Household income among Asian Americans varied greatly depending upon where they were born. Seven in 10 foreign-born Asians in our study have household incomes above $50,000 per year, versus only about four in 10 U.S.-born Asians. This could be due to foreign-born Asians skewing older as well as immigration regulations favoring highly-skilled immigrants. Additionally, we found that income varied greatly depending upon their family’s country of origin.
The Black American Cut
Much has been written about the impact of income and wealth inequality on objective and subjective financial wellness, as well as its effect on economic mobility for future generations. In our analysis we take a deeper look, examining those who make both above and below $60,000 to understand groups who are economically closer to each other.
Many black Americans are optimistic about the future. Almost three-quarters of higher-income black Americans in our study—those with household incomes above $60,000 annually—are confident they’d be able to meet their financial goals. So are two-thirds of lower-income black Americans with household income below $60,000. This made them significantly more optimistic than the general population, where only about two-thirds of all higher-income and about half of lower-income members felt the same way.
However, significantly fewer higher income black Americans indicated they are actually on track to meet key financial goals. Just 39% of higher income black Americans and 29% of lower-income black Americans said they are on track to have enough money to last through retirement, for example, versus 53% of higher-income members of the general population and 30% of lower-income members.

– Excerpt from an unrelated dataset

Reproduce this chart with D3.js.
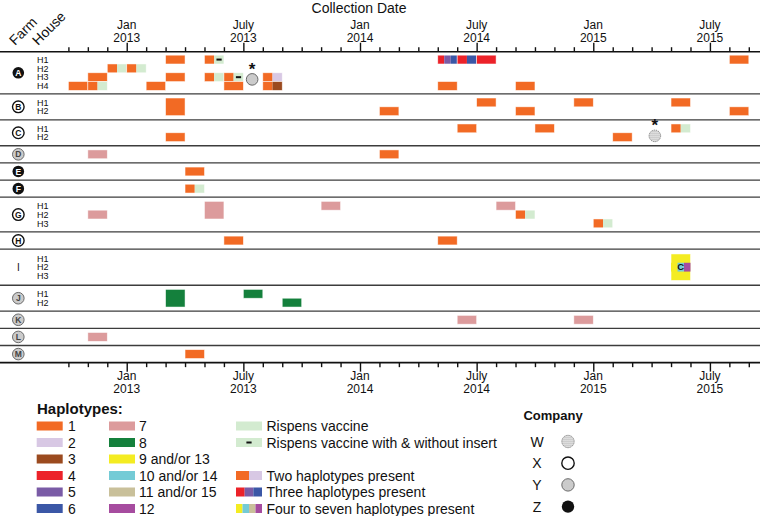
<!DOCTYPE html>
<html><head><meta charset="utf-8">
<script src="https://cdn.jsdelivr.net/npm/d3@7"></script>
<style>body{margin:0;background:#fff}svg{display:block;font-family:"Liberation Sans",Arial,Helvetica,sans-serif}</style>
</head><body><svg id="c" width="760" height="516"></svg>
<script>
// ---------- data ----------
const farms        = ["A","B","C","D","E","F","G","H","I","J","K","L","M"];
const farmHouses   = [4,2,2,1,1,1,3,1,3,2,1,1,1];
const farmCompany  = ["Z","X","X","Y","Z","Z","X","X","","Y","Y","Y","Y"];

const hapCodes  = ["1","2","3","4","5","6","7","8","9","10","11","12","R","Rd"];
const hapColors = ["#f26a24","#d8c8e4","#9b4a1f","#ec2229","#7a5ba6","#3b57a6","#dc9b9c","#14803c","#f4ec22","#74cbd6","#c9c09a","#a64c9f","#d3ebd0","#d3ebd0"];

// [farm, first house, houses spanned, month, haplotypes present, label]
const samples = [
  ["A",1,1,"2013-03",["1"]],
  ["A",1,1,"2013-05",["1","Rd"]],
  ["A",1,1,"2014-05",["4","5","6"]],
  ["A",1,1,"2014-06",["4","6"]],
  ["A",1,1,"2014-07",["4"]],
  ["A",1,1,"2015-08",["1"]],
  ["A",2,1,"2012-12",["1","R"]],
  ["A",2,1,"2013-01",["1","R"]],
  ["A",3,1,"2012-11",["1"]],
  ["A",3,1,"2013-03",["1"]],
  ["A",3,1,"2013-05",["1","R"]],
  ["A",3,1,"2013-06",["1","Rd"]],
  ["A",3,1,"2013-08",["1","2"]],
  ["A",4,1,"2012-10",["1"]],
  ["A",4,1,"2012-11",["1","R"]],
  ["A",4,1,"2013-02",["1"]],
  ["A",4,1,"2013-06",["1"]],
  ["A",4,1,"2013-08",["1","3"]],
  ["A",4,1,"2014-05",["1"]],
  ["A",4,1,"2014-09",["1"]],
  ["B",1,2,"2013-03",["1"]],
  ["B",2,1,"2014-02",["1"]],
  ["B",1,1,"2014-07",["1"]],
  ["B",2,1,"2014-09",["1"]],
  ["B",1,1,"2014-12",["1"]],
  ["B",1,1,"2015-05",["1"]],
  ["B",2,1,"2015-08",["1"]],
  ["C",2,1,"2013-03",["1"]],
  ["C",1,1,"2014-06",["1"]],
  ["C",1,1,"2014-10",["1"]],
  ["C",2,1,"2015-02",["1"]],
  ["C",1,1,"2015-05",["1","R"]],
  ["D",1,1,"2012-11",["7"]],
  ["D",1,1,"2014-02",["1"]],
  ["E",1,1,"2013-04",["1"]],
  ["F",1,1,"2013-04",["1","R"]],
  ["G",2,1,"2012-11",["7"]],
  ["G",1,2,"2013-05",["7"]],
  ["G",1,1,"2013-11",["7"]],
  ["G",1,1,"2014-08",["7"]],
  ["G",2,1,"2014-09",["1","R"]],
  ["G",3,1,"2015-01",["1","R"]],
  ["H",1,1,"2013-06",["1"]],
  ["H",1,1,"2014-05",["1"]],
  ["I",1,3,"2015-05",["9"]],
  ["I",2,1,"2015-05",["9","10","12"],"C"],
  ["J",1,2,"2013-03",["8"]],
  ["J",1,1,"2013-07",["8"]],
  ["J",2,1,"2013-09",["8"]],
  ["K",1,1,"2014-06",["7"]],
  ["K",1,1,"2014-12",["7"]],
  ["L",1,1,"2012-11",["7"]],
  ["M",1,1,"2013-04",["1"]]
];

// vaccination markers: [farm, house position (in house rows), date, company]
const vaccMarkers = [
  ["A",2.75,"2013-07-15","Y"],
  ["C",1.35,"2015-04-06","W"]
];

const tickMonths = d3.range(-3,33);   // Oct 2012 .. Sep 2015 (0 = Jan 2013)
const monthNames = ["Jan","","","","","","July","","","","",""];

const legendCol1Codes  = ["1","2","3","4","5","6"];
const legendCol1Labels = ["1","2","3","4","5","6"];
const legendCol2Codes  = ["7","8","9","10","11","12"];
const legendCol2Labels = ["7","8","9 and/or 13","10 and/or 14","11 and/or 15","12"];
const legendCol3 = [
  {codes:["R"], label:"Rispens vaccine", row:0},
  {codes:["Rd"], label:"Rispens vaccine with & without insert", row:1},
  {codes:["1","2"], label:"Two haplotypes present", row:3},
  {codes:["4","5","6"], label:"Three haplotypes present", row:4},
  {codes:["9","10","11","12"], label:"Four to seven haplotypes present", row:5}
];
const companies = ["W","X","Y","Z"];

// ---------- helpers ----------
const color = d3.scaleOrdinal().domain(hapCodes).range(hapColors);
const mIdx = s => {
  const p = s.split("-").map(Number);
  let v = (p[0]-2013)*12 + (p[1]-1);
  if (p[2]) { const dim = new Date(Date.UTC(p[0],p[1],0)).getUTCDate(); v += (p[2]-1)/dim; }
  return v;
};

const W = 760, AX_TOP = 51.7, SUB = 8.8, PAD = 8.35;
const x = d3.scaleLinear().domain([-3,32]).range([68.4,748.8]);

let cur = AX_TOP;
const rows = farms.map((f,i)=>{
  const h = farmHouses[i]*SUB + PAD - (i===0 ? 1.4 : 0) + (i===8 ? 1.4 : 0);
  const r={farm:f,top:cur,h,n:farmHouses[i],company:farmCompany[i]}; cur+=h; return r; });
const AX_BOT = cur;
const rowBy = new Map(rows.map(r=>[r.farm,r]));
const yHouse = (farm,pos) => { const r = rowBy.get(farm); return r.top + (r.h - r.n*SUB)/2 + pos*SUB; };

const svg = d3.select("#c");
const defs = svg.append("defs");
const pat = defs.append("pattern").attr("id","dots").attr("patternUnits","userSpaceOnUse").attr("width",2).attr("height",2);
pat.append("rect").attr("width",2).attr("height",2).attr("fill","#fff");
pat.append("circle").attr("cx",1).attr("cy",1).attr("r",0.6).attr("fill","#444");

function companyCircle(g, cx, cy, r, comp){
  const c = g.append("circle").attr("cx",cx).attr("cy",cy).attr("r",r);
  if (comp==="Z") c.attr("fill","#111");
  else if (comp==="X") c.attr("fill","#fff").attr("stroke","#111").attr("stroke-width",1.4);
  else if (comp==="Y") c.attr("fill","#cbcbcb").attr("stroke","#6a6a6a").attr("stroke-width",1);
  else if (comp==="W") c.attr("fill","url(#dots)").attr("stroke","#555").attr("stroke-width",0.8).attr("stroke-dasharray","1,1");
  return c;
}

// ---------- title & header ----------
svg.append("text").attr("x",359).attr("y",13).attr("text-anchor","middle").attr("font-size",14).attr("fill","#111").text("Collection Date");
svg.append("text").attr("transform","translate(15,46) rotate(-45)").attr("font-size",14).attr("fill","#111").text("Farm");
svg.append("text").attr("transform","translate(38,46) rotate(-45)").attr("font-size",14).attr("fill","#111").text("House");

// ---------- axes ----------
function drawAxis(y, dir){
  const ax = (dir<0 ? d3.axisTop(x) : d3.axisBottom(x)).tickValues(tickMonths).tickSize(4.5).tickFormat("");
  const g = svg.append("g").attr("transform",`translate(0,${y})`).call(ax);
  g.select(".domain").remove();
  g.selectAll(".tick line").attr("y2", d => dir*((d%6===0)?9:4.5)).attr("stroke","#111").attr("stroke-width",1.4);
  svg.append("line").attr("x1",0).attr("x2",W).attr("y1",y).attr("y2",y).attr("stroke","#111").attr("stroke-width",1.6);
  const majors = tickMonths.filter(d=>d%6===0);
  const lab = svg.append("g").attr("font-size",12).attr("fill","#111").attr("text-anchor","middle");
  const base = dir<0 ? y-22.7 : y+17.5;
  majors.forEach(d=>{
    lab.append("text").attr("x",x(d)).attr("y",base).text(monthNames[((d%12)+12)%12]);
    lab.append("text").attr("x",x(d)).attr("y",base+13).text(2013+Math.floor(d/12));
  });
}
drawAxis(AX_TOP,-1);
drawAxis(AX_BOT,1);

// ---------- row separators ----------
svg.append("g").selectAll("line").data(rows.slice(1)).join("line")
  .attr("x1",0).attr("x2",W).attr("y1",d=>d.top).attr("y2",d=>d.top)
  .attr("stroke","#3c3c3c").attr("stroke-width",1.3);

// ---------- farm & house labels ----------
const lg = svg.append("g");
rows.forEach(r=>{
  const cy = r.top + r.h/2;
  if (r.company){
    companyCircle(lg,18.3,cy,5.8,r.company);
    lg.append("text").attr("x",18.3).attr("y",cy+3.1).attr("text-anchor","middle").attr("font-size",8.5).attr("font-weight","bold")
      .attr("fill", r.company==="Z" ? "#fff" : (r.company==="Y" ? "#444" : "#111")).text(r.farm);
  } else {
    lg.append("text").attr("x",18.3).attr("y",cy+3.5).attr("text-anchor","middle").attr("font-size",10).attr("fill","#111").text(r.farm);
  }
  if (r.n>1){
    d3.range(r.n).forEach(i=>{
      lg.append("text").attr("x",37).attr("y",yHouse(r.farm,i+0.5)+3.2).attr("font-size",9).attr("fill","#111").text("H"+(i+1));
    });
  }
});

// ---------- sample cells ----------
const cg = svg.append("g");
samples.forEach(s=>{
  const [farm,house,span,month,haps,label] = s;
  const m = mIdx(month);
  const x0 = x(m), w = x(m+1)-x(m);
  const y0 = yHouse(farm,house-1), h = span*SUB;
  const sw = w/haps.length;
  haps.forEach((c,i)=>{
    cg.append("rect").attr("x",x0+i*sw).attr("y",y0).attr("width",sw).attr("height",h).attr("fill",color(c));
    if (c==="Rd") cg.append("rect").attr("x",x0+i*sw+sw/2-2.6).attr("y",y0+h/2-1).attr("width",5.2).attr("height",2).attr("fill","#111");
  });
  if (label){
    cg.append("text").attr("x",x0+w/2).attr("y",y0+h/2+3.3).attr("text-anchor","middle").attr("font-size",9.5).attr("font-weight","bold").attr("fill","#111").text(label);
  } else {
    cg.append("rect").attr("x",x0).attr("y",y0).attr("width",w).attr("height",h).attr("fill","none").attr("stroke","#fff").attr("stroke-opacity",0.7).attr("stroke-width",0.7);
  }
});

// ---------- vaccination markers ----------
vaccMarkers.forEach(([farm,pos,date,comp])=>{
  const cx = x(mIdx(date)), cy = yHouse(farm,pos);
  companyCircle(cg,cx,cy,5.8,comp);
  cg.append("text").attr("x",cx).attr("y",cy-4.5).attr("text-anchor","middle").attr("font-size",17).attr("font-weight","bold").attr("fill","#111").text("*");
});

// ---------- legend ----------
const leg = svg.append("g").attr("font-size",14).attr("fill","#111");
leg.append("text").attr("x",37).attr("y",413.5).attr("font-size",15).attr("font-weight","bold").text("Haplotypes:");
const LY0 = 426, LDY = 16.5, SWW = 26, SWH = 9;
function swatch(xs, yc, codes){
  const sw = SWW/codes.length;
  codes.forEach((c,i)=>{
    leg.append("rect").attr("x",xs+i*sw).attr("y",yc-SWH/2).attr("width",sw).attr("height",SWH).attr("fill",color(c));
    if (c==="Rd") leg.append("rect").attr("x",xs+sw/2-2.6).attr("y",yc-1).attr("width",5.2).attr("height",2).attr("fill","#111");
  });
}
legendCol1Codes.forEach((c,i)=>{ const yc=LY0+i*LDY; swatch(36.7,yc,[c]); leg.append("text").attr("x",68).attr("y",yc+5).text(legendCol1Labels[i]); });
legendCol2Codes.forEach((c,i)=>{ const yc=LY0+i*LDY; swatch(109,yc,[c]); leg.append("text").attr("x",139).attr("y",yc+5).text(legendCol2Labels[i]); });
legendCol3.forEach(d=>{ const yc=LY0+d.row*LDY; swatch(236,yc,d.codes); leg.append("text").attr("x",266.5).attr("y",yc+5).text(d.label); });

leg.append("text").attr("x",553).attr("y",420).attr("text-anchor","middle").attr("font-size",13).attr("font-weight","bold").text("Company");
companies.forEach((c,i)=>{
  const yc = 441.5 + i*21.7;
  leg.append("text").attr("x",537).attr("y",yc+5).attr("text-anchor","middle").text(c);
  companyCircle(leg,568,yc,6.2,c);
});
</script>
</body></html>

For younger black Americans, optimism may be warranted. Prospects appear brighter for younger black Americans, based on their income levels and earning potential. Nearly half of higher-income black households surveyed are Gen X, for example, while less than one in five are Baby Boomers. Among the general population, the reverse is true: Boomers accounted for 42% of higherincome households and Millennials only 24%.
The Caregiver Cut
In our study, caregivers self-identified as those who are providing care for someone in their personal life who is elderly, has a disability, has a long-term illness, or has special needs. Providing care could include taking a dependent to the doctor, making medical decisions, or providing financial support.
Almost a quarter of American adults in our sample serve as caregivers. Twenty-four percent of survey respondents identified as caregivers, with the most common recipients of care being parents, followed in order by a spouse, a child with special needs, or a sibling or other relative. Caregivers for parents are slightly more likely to be men than women (56% versus 44%), while caregivers for children with special needs are slightly more likely to be women than men (53% versus 47%). While more men than women in the sample self-identify as caregivers for parents, this may be due to the financial component within the definition. The actual time spent per week providing care for a parent was 45% higher for women than for men (13.8 hours vs. 9.5 hours, respectively).
Family care is equivalent to a second job, but caregivers are pulled in more directions. All respondents indicated spending almost as much time in the week on their primary family responsibilities as they do at work. Caregivers for parents (30.5 hours outside of work) and for children with special needs (31.3 hours outside of work) are spending the most time on their daily responsibilities in addition to their jobs. The time actually spent on caregiving is comparable regardless of the recipient: about 12 hours for a child with special needs or spouse, 11 hours a week for parents, and nine hours for anyone else.